Essa é uma frase que muitos, de formas diferentes, chegam dizendo nos encontros do grupo. Sentir é algo que nós não aprendemos. Sabemos fazer. Somos exímios fazedores. De cara com a morte, tentamos enfrentá-la fazendo, tocando a papelada do enterro, ligando pra todos, pegando coisas e sempre se preocupando com todo mundo. Mas com a gente não há (quase) ninguém que se preocupe. Nem nós mesmos. Porque pro mundo não importa como nos sentimos desde que façamos o que se espera, que sejamos fortes pros que estão ao redor.
Acontece que o mundo não vê a nossa angústia, o nosso medo ao lado do caixão, o nosso choro solitário no banheiro, quando há sensibilidade suficiente pra isso. É preciso ver. Porque há muito sofrimento e dor no homem. E é nessa fragilidade, (esta que muitos entendem como algo ruim e desprezível) que reside a possibilidade de descoberta do amor incondicional. É nela que o homem se refaz, como um novo ser e como um novo homem. É no contato com esta dor que ele se redescobre e encontra a pessoa perdida, que se descobre um ser que ama.
O luto é uma forma de amor.
Esse amor incondicional pela mãe, pelo filho, pelo amigo que sucumbiu à morte, é esse amor incondicional que constrói novos significados pra vida.
Eu amo e por isso sou pai. Eu amo e por isso minha filha existe. Eu amo e por isso a morte passa a ser secundária.
O amor passa abrir os caminhos e o sofrimento fica como acompanhante, de mãos dadas, sempre pra lembrar que é o amor que fica a frente das coisas.
Um webdoc para falar do amor de homens diante da morte
Pensando assim, depois de um ano de existência, o “Luto do Homem” agora toca uma iniciativa fundamental para dar visibilidade ao luto masculino. Estamos com uma campanha de financiamento coletivo na plataforma Kickante para construirmos um Web Documentário.
Queremos dar visibilidade a histórias invisíveis de dores e amores frente a perda para a morte. Queremos reverberar histórias de homens enlutados por meio de depoimentos coletados, individualmente, em episódios, sobre como os participantes lidam com seu(s) luto(s), sob o ponto de vista deles mesmos.

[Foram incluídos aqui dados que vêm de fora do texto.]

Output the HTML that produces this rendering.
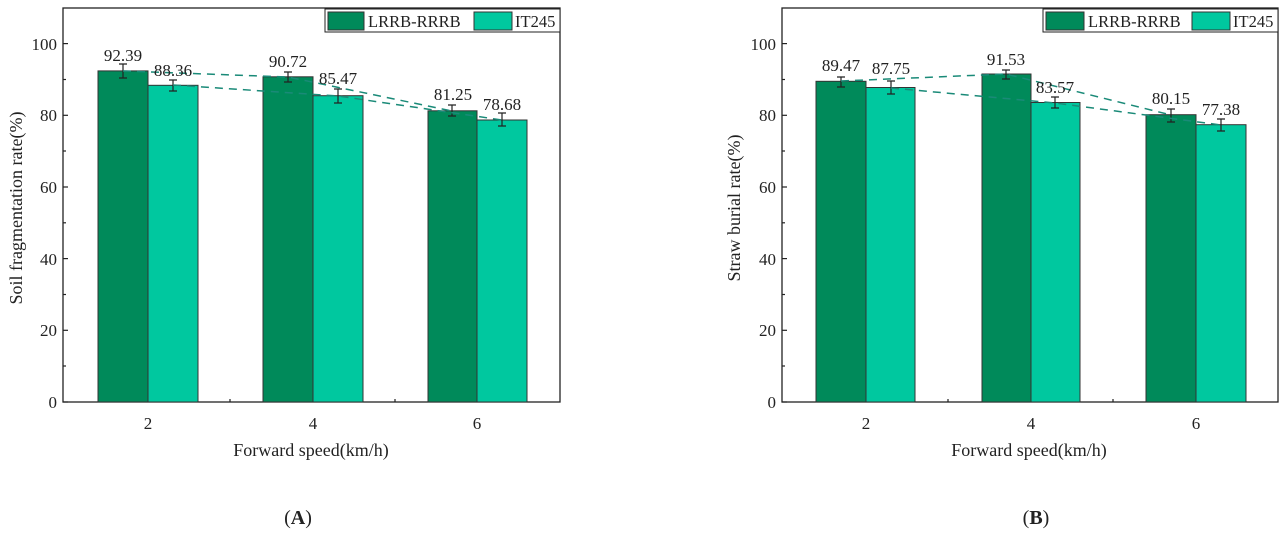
<!DOCTYPE html>
<html><head><meta charset="utf-8"><style>
body{margin:0;background:#fff;width:1280px;height:537px;overflow:hidden}
svg{font-family:"Liberation Serif",serif}
</style></head><body>
<svg width="1280" height="537" viewBox="0 0 1280 537">
<!-- LEFT CHART -->
<g fill="#222" font-size="17">
<rect x="63" y="8" width="497" height="394" fill="none" stroke="#222" stroke-width="1.3"/>
<g stroke="#222" stroke-width="1.2">
<line x1="63" y1="402" x2="68" y2="402"/><line x1="63" y1="330.3" x2="68" y2="330.3"/><line x1="63" y1="258.6" x2="68" y2="258.6"/><line x1="63" y1="187" x2="68" y2="187"/><line x1="63" y1="115.3" x2="68" y2="115.3"/><line x1="63" y1="43.6" x2="68" y2="43.6"/>
<line x1="63" y1="366" x2="66" y2="366"/><line x1="63" y1="294.5" x2="66" y2="294.5"/><line x1="63" y1="222.8" x2="66" y2="222.8"/><line x1="63" y1="151" x2="66" y2="151"/><line x1="63" y1="79.5" x2="66" y2="79.5"/>
<line x1="148" y1="402" x2="148" y2="397"/><line x1="313" y1="402" x2="313" y2="397"/><line x1="477" y1="402" x2="477" y2="397"/>
<line x1="230" y1="402" x2="230" y2="399"/><line x1="395" y1="402" x2="395" y2="399"/>
</g>
<g text-anchor="end"><text x="57" y="408">0</text><text x="57" y="336">20</text><text x="57" y="265">40</text><text x="57" y="193">60</text><text x="57" y="121">80</text><text x="57" y="50">100</text></g>
<g text-anchor="middle"><text x="148" y="429">2</text><text x="313" y="429">4</text><text x="477" y="429">6</text></g>
<text x="311" y="456" text-anchor="middle" font-size="18">Forward speed(km/h)</text>
<text transform="translate(22,208) rotate(-90)" text-anchor="middle" font-size="18">Soil fragmentation rate(%)</text>
<g stroke="#333" stroke-width="1">
<rect x="98" y="70.9" width="50" height="331.1" fill="#008a5a"/>
<rect x="148" y="85.3" width="50" height="316.7" fill="#00c89f"/>
<rect x="263" y="76.8" width="50" height="325.2" fill="#008a5a"/>
<rect x="313" y="95.7" width="50" height="306.3" fill="#00c89f"/>
<rect x="428" y="110.8" width="49" height="291.2" fill="#008a5a"/>
<rect x="477" y="120" width="50" height="282" fill="#00c89f"/>
</g>
<g stroke="#222" stroke-width="1.2" fill="none">
<path d="M123 64v14M119 64h8M119 78h8"/><path d="M173 80v11M169 80h8M169 91h8"/>
<path d="M288 72v10M284 72h8M284 82h8"/><path d="M338 89v14M334 89h8M334 103h8"/>
<path d="M452 105v11M448 105h8M448 116h8"/><path d="M502 113v13M498 113h8M498 126h8"/>
</g>
<g stroke="#1a8a78" stroke-width="1.5" stroke-dasharray="8,6" fill="none">
<path d="M123 71L288 77L452 111"/><path d="M173 85L338 96L502 120"/>
</g>
<g text-anchor="middle"><text x="123" y="61">92.39</text><text x="173" y="76">88.36</text><text x="288" y="67">90.72</text><text x="338" y="84">85.47</text><text x="453" y="100">81.25</text><text x="502" y="110">78.68</text></g>
<rect x="325" y="9" width="235" height="23" fill="#fff" stroke="#222" stroke-width="1"/>
<rect x="328" y="12" width="36" height="18" fill="#008a5a" stroke="#333"/>
<text x="368" y="27" font-size="16.5">LRRB-RRRB</text>
<rect x="474" y="12" width="38" height="18" fill="#00c89f" stroke="#333"/>
<text x="515" y="27" font-size="16.5">IT245</text>
<text x="298" y="524" text-anchor="middle" font-size="20">(<tspan font-weight="bold">A</tspan>)</text>
</g>

<!-- RIGHT CHART -->
<g fill="#222" font-size="17">
<rect x="782" y="8" width="496" height="394" fill="none" stroke="#222" stroke-width="1.3"/>
<g stroke="#222" stroke-width="1.2">
<line x1="782" y1="402" x2="787" y2="402"/><line x1="782" y1="330.3" x2="787" y2="330.3"/><line x1="782" y1="258.6" x2="787" y2="258.6"/><line x1="782" y1="187" x2="787" y2="187"/><line x1="782" y1="115.3" x2="787" y2="115.3"/><line x1="782" y1="43.6" x2="787" y2="43.6"/>
<line x1="782" y1="366" x2="785" y2="366"/><line x1="782" y1="294.5" x2="785" y2="294.5"/><line x1="782" y1="222.8" x2="785" y2="222.8"/><line x1="782" y1="151" x2="785" y2="151"/><line x1="782" y1="79.5" x2="785" y2="79.5"/>
<line x1="866" y1="402" x2="866" y2="397"/><line x1="1031" y1="402" x2="1031" y2="397"/><line x1="1196" y1="402" x2="1196" y2="397"/>
<line x1="948" y1="402" x2="948" y2="399"/><line x1="1113" y1="402" x2="1113" y2="399"/>
</g>
<g text-anchor="end"><text x="776" y="408">0</text><text x="776" y="336">20</text><text x="776" y="265">40</text><text x="776" y="193">60</text><text x="776" y="121">80</text><text x="776" y="50">100</text></g>
<g text-anchor="middle"><text x="866" y="429">2</text><text x="1031" y="429">4</text><text x="1196" y="429">6</text></g>
<text x="1029" y="456" text-anchor="middle" font-size="18">Forward speed(km/h)</text>
<text transform="translate(740,208) rotate(-90)" text-anchor="middle" font-size="18">Straw burial rate(%)</text>
<g stroke="#333" stroke-width="1">
<rect x="816" y="81.3" width="50" height="320.7" fill="#008a5a"/>
<rect x="866" y="87.5" width="49" height="314.5" fill="#00c89f"/>
<rect x="982" y="74" width="49" height="328" fill="#008a5a"/>
<rect x="1031" y="102.5" width="49" height="299.5" fill="#00c89f"/>
<rect x="1146" y="114.7" width="50" height="287.3" fill="#008a5a"/>
<rect x="1196" y="124.7" width="50" height="277.3" fill="#00c89f"/>
</g>
<g stroke="#222" stroke-width="1.2" fill="none">
<path d="M841 77v10M837 77h8M837 87h8"/><path d="M891 81v13M887 81h8M887 94h8"/>
<path d="M1006 70v9M1002 70h8M1002 79h8"/><path d="M1055 97v11M1051 97h8M1051 108h8"/>
<path d="M1171 109v13M1167 109h8M1167 122h8"/><path d="M1221 119v12M1217 119h8M1217 131h8"/>
</g>
<g stroke="#1a8a78" stroke-width="1.5" stroke-dasharray="8,6" fill="none">
<path d="M841 81L1006 74L1171 115"/><path d="M891 88L1055 103L1221 125"/>
</g>
<g text-anchor="middle"><text x="841" y="71">89.47</text><text x="891" y="74">87.75</text><text x="1006" y="65">91.53</text><text x="1055" y="93">83.57</text><text x="1171" y="104">80.15</text><text x="1221" y="115">77.38</text></g>
<rect x="1043" y="9" width="235" height="23" fill="#fff" stroke="#222" stroke-width="1"/>
<rect x="1046" y="12" width="38" height="18" fill="#008a5a" stroke="#333"/>
<text x="1088" y="27" font-size="16.5">LRRB-RRRB</text>
<rect x="1192" y="12" width="38" height="18" fill="#00c89f" stroke="#333"/>
<text x="1233" y="27" font-size="16.5">IT245</text>
<text x="1036" y="524" text-anchor="middle" font-size="20">(<tspan font-weight="bold">B</tspan>)</text>
</g>
</svg>
</body></html>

Imagina só se este projeto, através dos vídeos, chegando no celular de homens que consigam perceber que outros homens passam por situações parecidas com a deles e conseguindo, então, falar sobre isso.
Talvez, e assim esperamos, consigamos ajudar essas pessoas a entender que lidar com perdas é legítimo e um direito do homem, que é, antes de tudo, alguém que ama.
Não há nada maior do que o amor. Hoje eu sou um pai que se consegue se sentir feliz com sua paternidade. Mas que sabe que esta felicidade é acompanhada de momentos de sofrimento, de angústia. É assim que encontro minha filha: com amor, de mãos dados com o meu sofrer. E considerando as singularidades de cada um, não conheço alguém que ame que também não sofra.